The query_batch and exec_batch types use two additional fields to control how args are generated and grouped:

Field	Description
`count`	Total number of rows to generate. Evaluated as an expression, so it can reference globals.
`size`	Number of rows per batch. If omitted or zero, defaults to `count` (single batch). Also evaluated as an expression.

Each arg expression is evaluated once per row. The results are collected into comma-separated strings per arg position. For example, with count: 1000 and size: 100, you get 10 batches, each containing a comma-separated string of 100 generated values.

seed:
  - name: populate_users
    type: exec_batch
    count: customers          # expression: uses the 'customers' global
    size: batch_size          # expression: uses the 'batch_size' global
    args:
      - gen('email')
    query: |-
      INSERT INTO users (email)
      SELECT unnest(string_to_array('$1', ','))

Wait#

Queries can specify a wait duration (e.g. wait: 18s) to introduce a keying/think-time delay after execution. This only applies to queries in the run section and is ignored in other sections.

Placeholders#

Arg placeholders ($1, $2, etc.) are passed to the database in one of two ways: inlined or as bind params.

Inlining#

Inlining means edg performs a text replacement on the SQL string before sending it to the database. Every $N in the query is replaced with the literal arg value. For example, given:

args:
  - gen_batch(1000, 100, 'email')
query: |-
  INSERT INTO users (email)
  SELECT unnest(string_to_array('$1', ','))

If $1 evaluates to alice@x.com,bob@y.com,..., the SQL sent to the database becomes:

INSERT INTO users (email)
SELECT unnest(string_to_array('alice@x.com,bob@y.com,...', ','))

The database never sees $1, it receives a fully formed query with the values baked in. This is used for:

query_batch / exec_batch types (always inlined).
Batch-expanded queries using gen_batch, batch, or ref_each (in any section).

Inlining lets you use $N as a universal placeholder syntax across all drivers (pgx, MySQL, Oracle) without worrying about driver-specific bind param formats. It also avoids a pgx-stdlib issue where numeric values are sent as DECIMAL, which CockroachDB can’t mix with INT in arithmetic.

Because the value is embedded in the SQL text, quoted placeholders like '$1' are common in batch patterns, the quotes become part of the final SQL string (e.g. string_to_array('alice@x.com,...', ',')).

Bind params#

All other queries use native driver bind parameters. The placeholder stays in the SQL and the values are sent separately, allowing the database to cache query plans and avoid re-parsing.

Each driver has its own placeholder format:

Driver	Placeholder format
`pgx` (PostgreSQL / CockroachDB)	`$1`, `$2`, `$3`
`mysql`	`?` (positional)
`oracle`	`:1`, `:2`, `:3`

Since run queries always use bind params, their SQL must use the correct format for the target driver.

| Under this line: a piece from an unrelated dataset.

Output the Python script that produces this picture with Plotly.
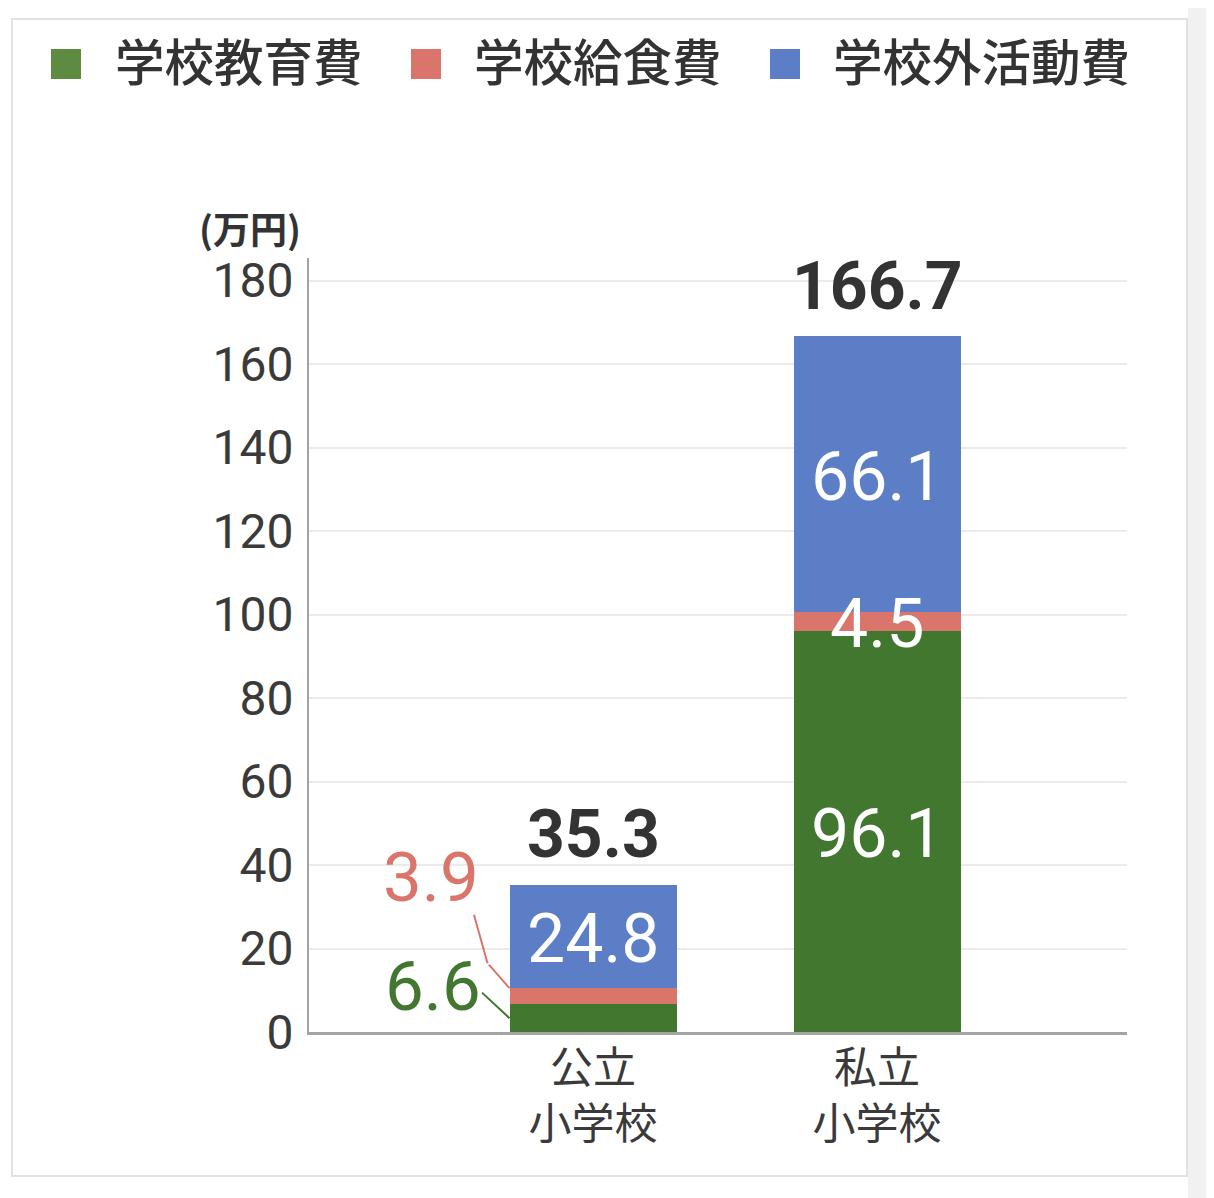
import plotly.graph_objects as go

# ---------------- data ----------------
categories = ["公立<br>小学校", "私立<br>小学校"]
series_names = ["学校教育費", "学校給食費", "学校外活動費"]
edu = [6.6, 96.1]
lunch = [3.9, 4.5]
outside = [24.8, 66.1]
totals = [35.3, 166.7]
y_ticks = [0, 20, 40, 60, 80, 100, 120, 140, 160, 180]
unit_label = "(万円)"

# ---------------- style ----------------
PAGE_W, PAGE_H = 1214, 1198
BODY = 8                      # default page margin of the html body
W, H = PAGE_W - BODY, PAGE_H - BODY
# plot area edges in page pixels
PL, PR, PT, PB = 309, 1127, 258, 1032
L, R, T, B = PL - BODY, W - (PR - BODY), PT - BODY, H - (PB - BODY)
colors = ["#427730", "#D9756B", "#5C7EC7"]
legend_colors = ["#5E8B42", "#D9756B", "#5C7EC7"]
NUM = "Roboto, Noto Sans CJK JP, sans-serif"
CJK = "Noto Sans CJK JP, sans-serif"
bar_w = 0.588


def px2x(px):
    return (px - PL) / (PR - PL)


def py2y(py):
    return (PB - py) / (PB - PT)


series = [edu, lunch, outside]
fig = go.Figure()
for name, vals, col in zip(series_names, series, colors):
    fig.add_trace(go.Bar(
        x=list(range(len(categories))), y=vals, name=name, width=bar_w,
        marker=dict(color=col, line=dict(width=0)), showlegend=False,
        hoverinfo="skip"))

ann = []
# inside value labels (segment midpoints) and totals
for i in range(len(categories)):
    base = 0
    for s, vals in enumerate(series):
        v = vals[i]
        mid = base + v / 2
        if not (i == 0 and s < 2):
            ann.append(dict(x=i, y=mid, xref="x", yref="y", text=f"{v}",
                            showarrow=False, xanchor="center", yanchor="middle", yshift=-3,
                            font=dict(family=NUM, size=68, color="white")))
        base += v
    ann.append(dict(x=i, y=totals[i], xref="x", yref="y", text=f"{totals[i]}",
                    showarrow=False, xanchor="center", yanchor="middle", yshift=50,
                    font=dict(family=NUM, size=66, color="#333333", weight="bold")))

# outside labels for the small public segments with leader lines
left_edge = 0 - bar_w / 2
edu_mid = edu[0] / 2
lunch_top = edu[0] + lunch[0]
ann.append(dict(x=left_edge, y=lunch_top, xref="x", yref="y", text=f"{lunch[0]}",
                showarrow=False, xanchor="right", yanchor="middle", xshift=-29, yshift=111,
                font=dict(family=NUM, size=69, color=colors[1])))
ann.append(dict(x=left_edge, y=edu_mid, xref="x", yref="y", text=f"{edu[0]}",
                showarrow=False, xanchor="right", yanchor="middle", xshift=-27, yshift=32,
                font=dict(family=NUM, size=69, color=colors[0])))
# leader lines
ann.append(dict(x=left_edge, y=lunch_top, xref="x", yref="y", text="", showarrow=True,
                arrowhead=0, arrowwidth=2, arrowcolor=colors[1], ax=-22, ay=-25))
ann.append(dict(x=left_edge, y=lunch_top, xref="x", yref="y", text="", showarrow=True,
                arrowhead=0, arrowwidth=2, arrowcolor=colors[1], ax=-14, ay=-50,
                xshift=-22, yshift=25))
ann.append(dict(x=left_edge, y=edu_mid, xref="x", yref="y", text="", showarrow=True,
                arrowhead=0, arrowwidth=2, arrowcolor=colors[0], ax=-29, ay=-27))

# unit label
ann.append(dict(x=px2x(250), y=py2y(228), xref="paper", yref="paper", text=unit_label,
                showarrow=False, xanchor="center", yanchor="middle",
                font=dict(family=CJK, size=37, color="#333333", weight="bold")))

# manual legend
shapes = []
leg_sq_x = [51, 411, 770]
leg_tx_x = [113, 472, 831]
for name, col, sx, tx in zip(series_names, legend_colors, leg_sq_x, leg_tx_x):
    shapes.append(dict(type="rect", xref="paper", yref="paper",
                       x0=px2x(sx), x1=px2x(sx + 30), y0=py2y(79), y1=py2y(49),
                       fillcolor=col, line=dict(width=0)))
    ann.append(dict(x=px2x(tx), y=py2y(59), xref="paper", yref="paper", text=name,
                    showarrow=False, xanchor="left", yanchor="middle",
                    font=dict(family=CJK, size=49.5, color="#333333", weight=500)))

# card frame and right-hand shade
shapes.insert(0, dict(type="rect", xref="paper", yref="paper", layer="below",
                      x0=px2x(1188), x1=px2x(PAGE_W + 2), y0=py2y(PAGE_H + 2), y1=py2y(0),
                      fillcolor="#F1F1F1", line=dict(width=0)))
shapes.insert(1, dict(type="rect", xref="paper", yref="paper", layer="below",
                      x0=px2x(12), x1=px2x(1187), y0=py2y(1176), y1=py2y(19),
                      fillcolor="rgba(0,0,0,0)", line=dict(color="#E2E2E2", width=2)))

fig.update_layout(
    width=W, height=H, barmode="stack",
    margin=dict(l=L, r=R, t=T, b=B, autoexpand=False),
    paper_bgcolor="white", plot_bgcolor="white",
    font=dict(family=NUM, color="#333333"),
    annotations=ann, shapes=shapes, showlegend=False,
    xaxis=dict(tickmode="array", tickvals=list(range(len(categories))), ticktext=categories,
               range=[-1.0, 1.88], showline=True, linecolor="#A3A3A3", linewidth=3,
               showgrid=False, zeroline=False, ticks="", ticklabelstandoff=-4,
               tickfont=dict(family=CJK, size=43, color="#3A3A3A")),
    yaxis=dict(range=[0, 185.4], tickmode="array", tickvals=y_ticks,
               showline=True, linecolor="#A3A3A3", linewidth=2,
               showgrid=True, gridcolor="#EBEBEB", gridwidth=2, zeroline=False,
               ticks="", ticklabelstandoff=4,
               tickfont=dict(family=NUM, size=48, color="#3A3A3A")),
)

fig.write_html("out.html")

Column Name Normalisation#

When a query or query_batch result is stored, all column names are lowercased before being added to the environment. This means a SQL column W_ID becomes accessible as ref_rand('fetch_warehouses').w_id, not .W_ID.

Run Weights#

The optional run_weights map controls the transaction mix during workload execution. Each key is a query name from the run section, and the value is a relative weight. On each iteration, a single transaction is chosen by weighted random selection:

run_weights:
  new_order: 45
  payment: 43
  order_status: 4
  delivery: 4
  stock_level: 4

If run_weights is omitted, all run queries execute sequentially on each iteration.